A recent report from the Natural Resources Defense Council (NRDC) reveals the devastating effects of climate change on the health of American workers. It warns that both indoor and outdoor workers will suffer from the increasing frequency and intensity of extreme heat, hurricanes, floods, wildfires, drought, and infectious diseases.
“Protecting workers from climate change is entirely within our grasp,” Juanita Constible, Senior Advocate at the NRDC and Co-author of the report, tells Food Tank. “But [it] will get harder the longer we wait.”
The report, “On the Front Lines: Climate Change Threatens the Health of America’s Workers,” includes 14 personal stories from workers across the United States. Spotlighting their experiences, the stories describe how climate change threatens workers’ jobs, health, and ability to care for their families.
“When we embarked on this project, we didn’t expect to be talking about grade school teachers or flight attendants,” Constible says, “I’m hoping the stories will convey the seriousness and urgency of the climate crisis in a way that science alone sometimes can’t.”
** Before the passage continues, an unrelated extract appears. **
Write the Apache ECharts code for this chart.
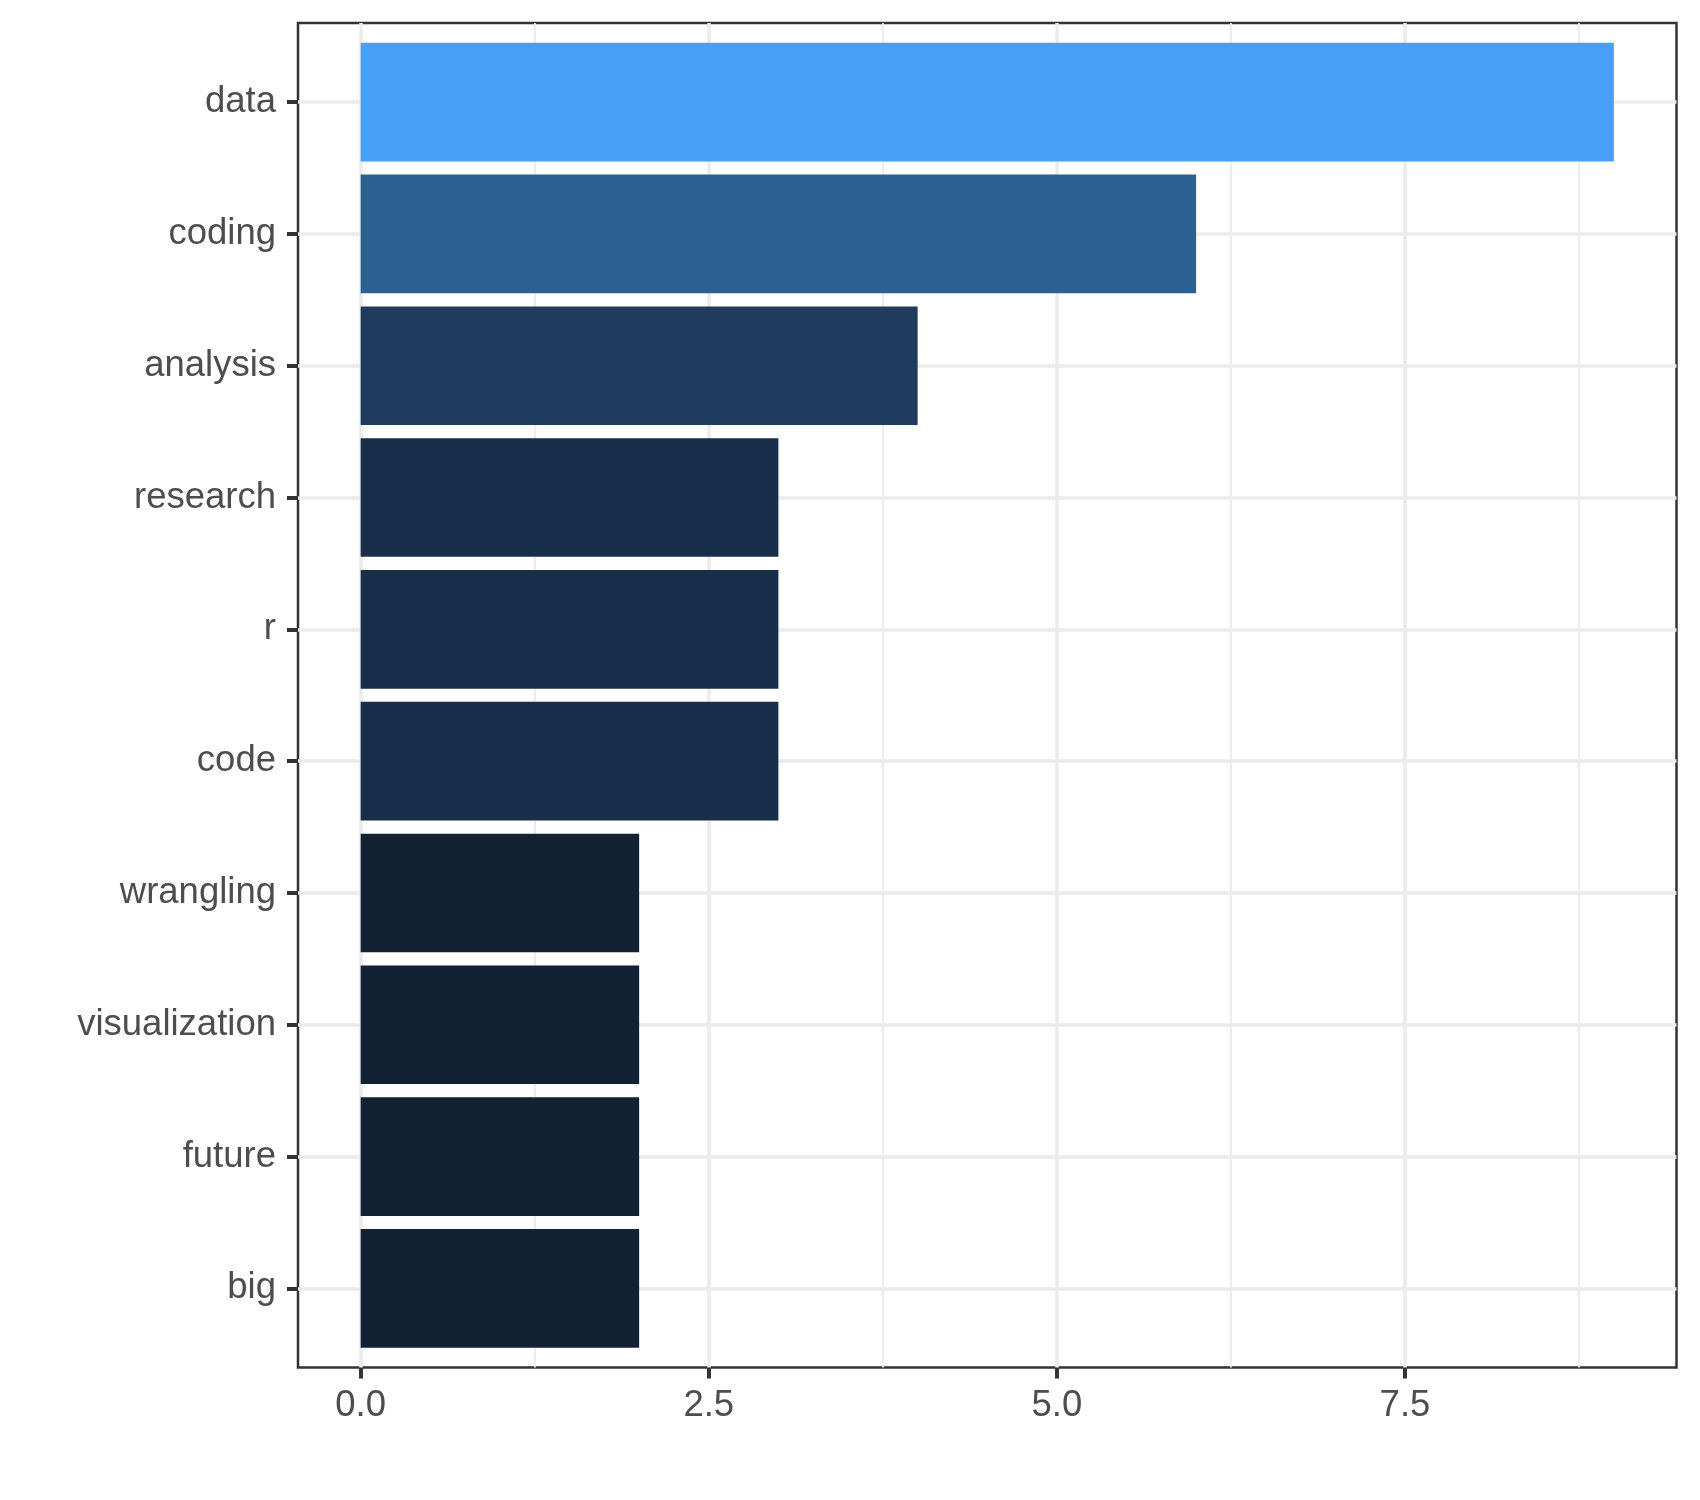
<!DOCTYPE html>
<html>
<head>
<meta charset="utf-8">
<script src="https://cdn.jsdelivr.net/npm/echarts@6/dist/echarts.min.js"></script>
<style>
html,body{margin:0;padding:0;background:#ffffff;}
#chart{width:1700px;height:1500px;}
</style>
</head>
<body>
<div id="chart"></div>
<script>
// ---- data ----
const categories = ['data', 'coding', 'analysis', 'research', 'r', 'code', 'wrangling', 'visualization', 'future', 'big'];
const counts = [9, 6, 4, 3, 3, 3, 2, 2, 2, 2];
const xTickValues = [0, 2.5, 5, 7.5];
const xMinorValues = [1.25, 3.75, 6.25, 8.75];

// ---- styles / layout ----
const fillScale = { 2: '#122133', 3: '#192E4A', 4: '#1F3C5F', 6: '#2C5F92', 9: '#479FF8' };
const FONT = '"Liberation Sans", Arial, Helvetica, sans-serif';
const TEXT_COLOR = '#4D4D4D';
const DARK = '#333333';
const GRID_COLOR = '#EBEBEB';
const X_MIN = -0.45, X_MAX = 9.45;
const PANEL = { left: 298, right: 23.5, top: 23, bottom: 132.5 };
const H = 1500;
const panelH = H - PANEL.top - PANEL.bottom;
const step = panelH / (categories.length - 1 + 1.2);
const inset = (0.6 - 0.5) * step;

const chart = echarts.init(document.getElementById('chart'), null, { renderer: 'canvas' });

const option = {
  animation: false,
  backgroundColor: '#ffffff',
  grid: [
    { left: PANEL.left, right: PANEL.right, top: PANEL.top + inset, bottom: PANEL.bottom + inset, containLabel: false },
    { left: PANEL.left, right: PANEL.right, top: PANEL.top, bottom: PANEL.bottom, containLabel: false,
      show: true, borderColor: DARK, borderWidth: 2.5, backgroundColor: 'transparent' }
  ],
  xAxis: [
    { gridIndex: 0, type: 'value', min: X_MIN, max: X_MAX, show: false },
    { gridIndex: 1, type: 'value', min: X_MIN, max: X_MAX, position: 'bottom',
      axisLine: { show: false, onZero: false },
      axisTick: { show: true, customValues: xTickValues, length: 11, lineStyle: { color: DARK, width: 4 } },
      axisLabel: { show: true, customValues: xTickValues, formatter: v => Number(v).toFixed(1),
        margin: 20, color: TEXT_COLOR, fontSize: 36.5, fontFamily: FONT },
      splitLine: { show: false }, minorTick: { show: false }, minorSplitLine: { show: false } }
  ],
  yAxis: [
    { gridIndex: 0, type: 'category', data: categories, inverse: true, position: 'left',
      axisLine: { show: false, onZero: false },
      axisTick: { show: true, alignWithLabel: true, length: 11, lineStyle: { color: DARK, width: 4 } },
      axisLabel: { show: true, interval: 0, margin: 22, padding: [6, 0, 0, 0],
        color: TEXT_COLOR, fontSize: 36.5, fontFamily: FONT },
      splitLine: { show: false } },
    { gridIndex: 1, type: 'value', min: 0, max: 1, show: false }
  ],
  series: [
    {
      type: 'bar', xAxisIndex: 0, yAxisIndex: 0, data: counts,
      barCategoryGap: '10%', z: 3,
      itemStyle: { color: p => fillScale[p.value] },
      emphasis: { disabled: true },
      markLine: {
        silent: true, z: 1, animation: false, symbol: ['none', 'none'],
        label: { show: false },
        lineStyle: { color: GRID_COLOR, width: 3.5, type: 'solid' },
        data: categories.map(c => ({ yAxis: c }))
      }
    },
    {
      type: 'scatter', xAxisIndex: 1, yAxisIndex: 1, data: [],
      markLine: {
        silent: true, z: 1, animation: false, symbol: ['none', 'none'],
        label: { show: false },
        lineStyle: { color: GRID_COLOR, width: 3.5, type: 'solid' },
        data: xMinorValues.map(v => ({ xAxis: v, lineStyle: { color: GRID_COLOR, width: 1.8, type: 'solid' } }))
          .concat(xTickValues.map(v => ({ xAxis: v })))
      }
    }
  ]
};
chart.setOption(option);
</script>
</body>
</html>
The report details the increasing frequency and severity of extreme weather events, such as hurricanes, droughts, and wildfires across the U.S. It also explains that as temperatures rise, more Americans will work in extreme heat. These conditions make workers more susceptible to muscle cramps, vomiting, heart attacks, and heatstroke. They also increase the risk of occupational injuries by compromising balance, motor control, and vision.
Farmworkers and construction workers, who often wear heat-trapping protective clothing and operate heavy machinery, will be especially exposed to extreme heat.
Insect-transmitted diseases will likely increase as well, the report warns. Climate change allows disease-carrying agents like ticks and mosquitoes to spread farther, live longer, and reproduce more. This puts outdoor workers, including farmworkers, at greater risk of contracting diseases such as West Nile virus, Zika virus, Lyme disease, dengue fever, and more.
These trends are anticipated to threaten the economic stability of workers by reducing work hours and take-home pay, and by increasing rates of houselessness and work-related injuries. This will disproportionately impact Black and Latinx workers, who are overrepresented in occupations threatened by climate change, according to the report.
To mitigate these effects, the report lays out several recommendations. For one, Congress can update the Occupational Health and Safety Act. A law drafted in the 1970s to protect workers’ health, the Act does not yet address climate change-related risks and does not cover state- and local-level public-sector workers. In addition, the report recommends that Congress expand the budget and staffing of the Occupational Safety and Health Administration to better enforce safety policies.
Constible argues that the Senate should also pass the Protecting the Right to Organize (PRO) Act. Passed by the House earlier this year, the PRO Act would impose penalties on employers who use intimidation tactics to subdue striking and unionizing workers. Stronger legal support for collective action, she says, would help workers advocate for their health and safety in increasingly risky environments.
Constible encourages voters to put pressure on their representatives to prioritize worker safety in the face of climate change.
“Most decision-makers simply aren’t thinking about the intersection between climate change and worker health and safety,” Constible tells Food Tank. “Voters will need to keep demanding action.”